More than 20 per cent of the money given by a New Brunswick economic development agency over six years ended up with companies that declared bankruptcy or ceased operations, provincial government records say.
Records received through a right-to-information request show that from Jan. 2, 2005, to Sept. 1, 2011, Business New Brunswick gave about $653 million in repayable loans, loan guarantees, equity investments and various forms of grants to companies.
Of that, $76.2 million was given to companies that are out of business, while $74.8 million was given to companies that went bankrupt, the spreadsheets say. In total, that represents about 23 per cent of the investments and loans given by the agency in that time span.
Economic Development Minister Paul Robichaud said the provincial government is concerned by that rate of failure.
"It is just not acceptable," Robichaud said in an interview. "That is the reason why we're taking some active solutions to make sure that situation will not happen again."
Robichaud said his department is going to do a better job of vetting investments in the future in a bid to improve Business New Brunswick's investment success rate.
But Donald Savoie, the author of several books on regional economic development, said it may be time to eliminate economic development agencies such as Business New Brunswick, particularly at a time when the province is grappling with severe fiscal problems.
"We have a deficit we can't sustain," the University of Moncton economist said in an interview.
"We know that federal transfers are going to be leaner in years to come as we shift away from equalization. Some tough decisions need to be made."
New Brunswick faces a projected $471-million deficit this fiscal year and a debt expected to exceed $10 billion.
Savoie said instead of propping up Business New Brunswick, the province should promote its 10 per cent corporate income tax rate, tied for the lowest in the country with British Columbia and Alberta.
"Why don't we scrap all these organizations and tell the business community: 'You will have the lowest corporate income tax in Canada. Now go to it, we're not going give you any more money,'" said Savoie, who wrote a 1987 report that helped launch the Atlantic Canada Opportunities Agency.
"We're going to save a fair bit of money by not throwing money at businesses and by disbanding these organizations."
But Robichaud said it wouldn't be realistic to dismantle Business New Brunswick when other provinces are providing subsidies to business.
"Eliminating Business New Brunswick I don't believe is the solution, because the department will not be on the same level playing field to compete with other jurisdictions," he said.

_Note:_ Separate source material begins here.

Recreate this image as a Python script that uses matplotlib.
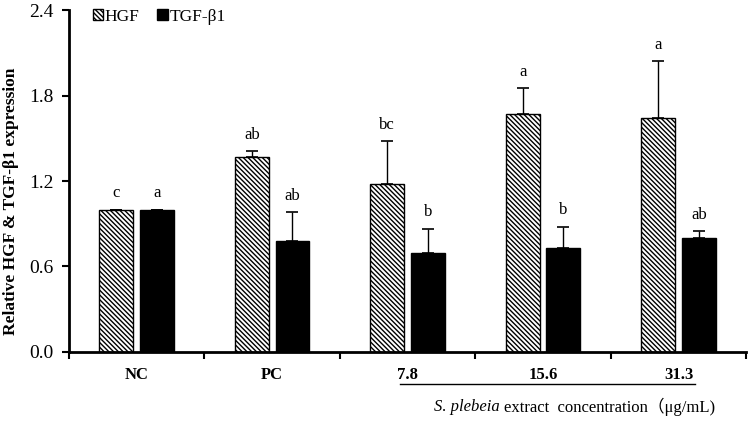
import matplotlib
matplotlib.use("Agg")
import matplotlib.pyplot as plt
import numpy as np

plt.rcParams['font.family'] = ['Liberation Serif', 'Noto Sans CJK SC', 'DejaVu Serif']
plt.rcParams['hatch.linewidth'] = 1.0

categories = ["NC", "PC", "7.8", "15.6", "31.3"]
hgf = [1.0, 1.37, 1.18, 1.67, 1.64]
hgf_err = [0.0, 0.04, 0.30, 0.18, 0.40]
tgf = [1.0, 0.78, 0.695, 0.73, 0.80]
tgf_err = [0.0, 0.20, 0.17, 0.15, 0.047]
hgf_letters = ["c", "ab", "bc", "a", "a"]
tgf_letters = ["a", "ab", "b", "b", "ab"]
yticks = [0.0, 0.6, 1.2, 1.8, 2.4]

fig = plt.figure(figsize=(7.5, 4.21), dpi=100)
ax = fig.add_axes([0.092, 0.164, 0.903, 0.812])

x = np.arange(len(categories))
w = 0.25
off = 0.15
zeros = np.zeros(len(categories))
ekw = dict(ecolor='black', elinewidth=1, capsize=4, capthick=1.2)
ax.bar(x - off, hgf, w, color='white', edgecolor='black', hatch='\\\\\\\\\\\\\\', linewidth=1.0,
       yerr=[zeros, hgf_err], error_kw=ekw, label='HGF')
ax.bar(x + off, tgf, w, color='black', edgecolor='black', linewidth=1.0,
       yerr=[zeros, tgf_err], error_kw=ekw, label='TGF-β1')

for i in range(len(categories)):
    ax.annotate(hgf_letters[i], (x[i] - off, hgf[i] + hgf_err[i]), xytext=(0, 6),
                textcoords='offset points', ha='center', va='bottom', fontsize=12)
    ax.annotate(tgf_letters[i], (x[i] + off, tgf[i] + tgf_err[i]), xytext=(0, 6),
                textcoords='offset points', ha='center', va='bottom', fontsize=12)

ax.set_xlim(-0.5, len(categories) - 0.5)
ax.set_ylim(0, 2.4)
ax.set_yticks(yticks)
ax.set_yticklabels([f"{v:.1f}" for v in yticks], fontsize=14)
ax.set_xticks(np.arange(len(categories) + 1) - 0.5)
ax.set_xticklabels([])
ax.set_xticks(x, minor=True)
ax.set_xticklabels(categories, minor=True, fontsize=12, fontweight='bold')
ax.tick_params(axis='x', which='minor', length=0, pad=11)
ax.tick_params(axis='x', which='major', length=5, width=1.5, direction='out')
ax.tick_params(axis='y', length=5, width=1.5, direction='out', pad=6)
for s in ['top', 'right']:
    ax.spines[s].set_visible(False)
for s in ['left', 'bottom']:
    ax.spines[s].set_linewidth(2)

ax.set_ylabel("Relative HGF & TGF-β1 expression", fontsize=12.5, fontweight='bold')
ax.yaxis.set_label_coords(-0.074, 0.44)

leg = ax.legend(loc='upper left', bbox_to_anchor=(0.012, 1.05), ncol=2, frameon=False,
                fontsize=12.5, handlelength=0.6, handleheight=0.6, handletextpad=0.1,
                columnspacing=1.0)

# underline for concentration group
fig.add_artist(plt.Line2D([400/750, 695/750], [1 - 384/421, 1 - 384/421],
                          color='black', linewidth=1))
t1 = fig.text(434/750, 1 - 407/421, "S. plebeia", ha='left', va='center',
              fontsize=12, style='italic')
fig.canvas.draw()
bb = t1.get_window_extent(renderer=fig.canvas.get_renderer())
fig.text((bb.x1 + 4) / fig.bbox.width, 1 - 407/421, "extract  concentration（μg/mL)",
         ha='left', va='center', fontsize=12)

fig.savefig("out.png", dpi=100)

Business New Brunswick's top 10 investments from the six-year period include large losses to the defunct fabrication and construction firm Atcon, which received $3.2 million in loans and $3.1 million in direct subsidies in 2007, as well as $63.3 million in loan guarantees in 2008 and 2009.
The Fraser Papers mill in Edmundston received $29.3 million in loans from December 2007 before it went through bankruptcy and restructuring in 2009.
Bruce Macfarlane, a spokesman for Business New Brunswick, said some of the companies that went out of business, such as the Fraser Papers mill, were purchased by new buyers after they closed and they continue to operate under new ownership with further government support.
Macfarlane said the government has recovered some funds through bankruptcy proceedings and expects to recover more, though he could not say how much has been recovered.
Macfarlane said the government plans to focus Business New Brunswick's future investments in aerospace and defence, biosciences, industrial fabrication, information technology, value-added food and value-added in the forestry sector.
"It is going to change," he said. "The government is going to have a new and focused economic development strategy that capitalizes on our opportunities in these sectors."